もう、何冊も、売ってきましたけれども、この絵本も、何冊でも売っていきたい。そう心から思っています。初めて読んだのは、大学2年生の頃でした。一緒にアートプロジェクトをやっていた、臼井くんから、みんなの集まりの晩餐の時に、この絵本を手渡されて、こう言われました。
「ももちゃん。ちょっとこれは、あっちの部屋で、ひとりで読んできて」
暗い部屋の中で、私は、ひとりきりで、この絵本に出逢いました。
とてもシンプルなお話。おじいさんと子どもが、みずうみのほとりにいる。夜がだんだん明けてゆく。朝の準備などをして、船でみずうみに乗り出す。
お話としては、それだけのようにも思えるけれども、よがあける、ということの、この星にいるのだということのうちにある、しずけさ。暗闇と、光。夜と朝。闇に顔をのぞかせる太陽の光が照らす、この世界の色。…
言いようもない感動に襲われながら、私は、この絵本の最後のページを見終えて、彼らのもとへ、帰っていきました。
あの日から、私の中にはずうっと、この絵本と、ここにあるよあけが、ある。
このあいだ、この絵本を薦めて買ってくれた常連さんが、家に帰ってこの絵本を読みながら、庭文庫の前の河のことを思い出していました。と、伝えてくれました。
私は意識はしていなかったけれども、そう言われてはじめて、ああ、確かに。と、思いました。
この庭文庫という場所をつくってくれているもののうちの、たいせつなもののありかには、この絵本も、あるのだ。そう、気づかされました。
この絵本のなかにある自然のしずけさ、風のそよぎ、空の動きや水の動き、仄暗さ、あかるくなってゆく、火を焚く、そうしたことのすべてが、私は、この絵本にあるものが好きなんだと思う。
このような場所を私は心に灯しながら、この庭文庫という場所をつくっているのかもしれない。
絵本のなかの世界は、絵本のなかの世界だけれども、それは、本の外の世界ともつながるものだし、それは、たぶん、私の奥深くのところにもあるもの。

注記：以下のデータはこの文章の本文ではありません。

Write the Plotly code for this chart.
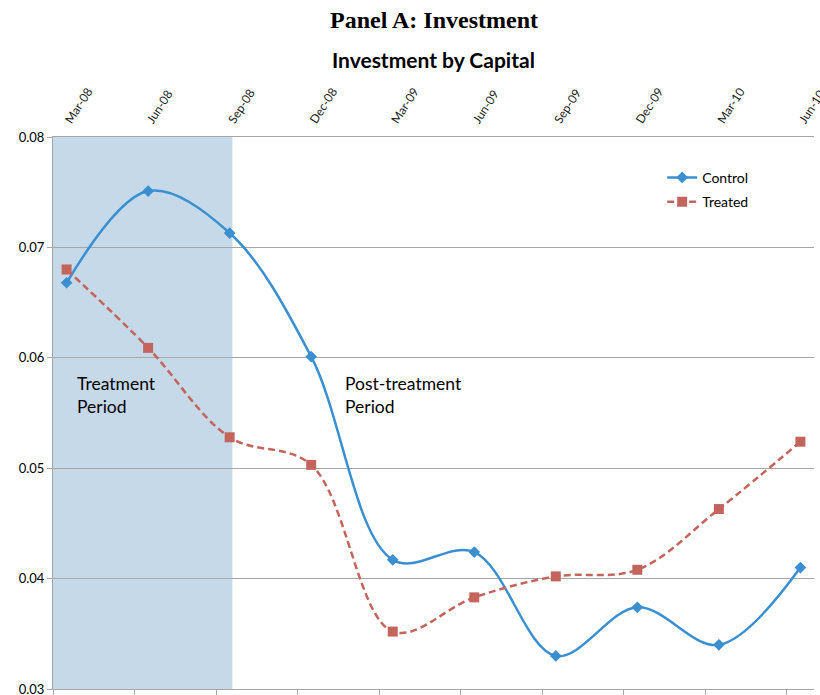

内と外とのつながりかたに、私は、すこし、驚いたものです。
どんな暗闇のなかにいたとしても、この世界には朝が来る。そのうつくしい色の世界が明日もまたやってくる。今日もまたやってきた。
私は暗闇のなかで朝を待ち望んでいたのかもしれないと思う。
この絵本に朝のありかを、そしてまた、暗闇のゆたかさを、そのしずけさの生命を、教えてきてもらったようなきがする。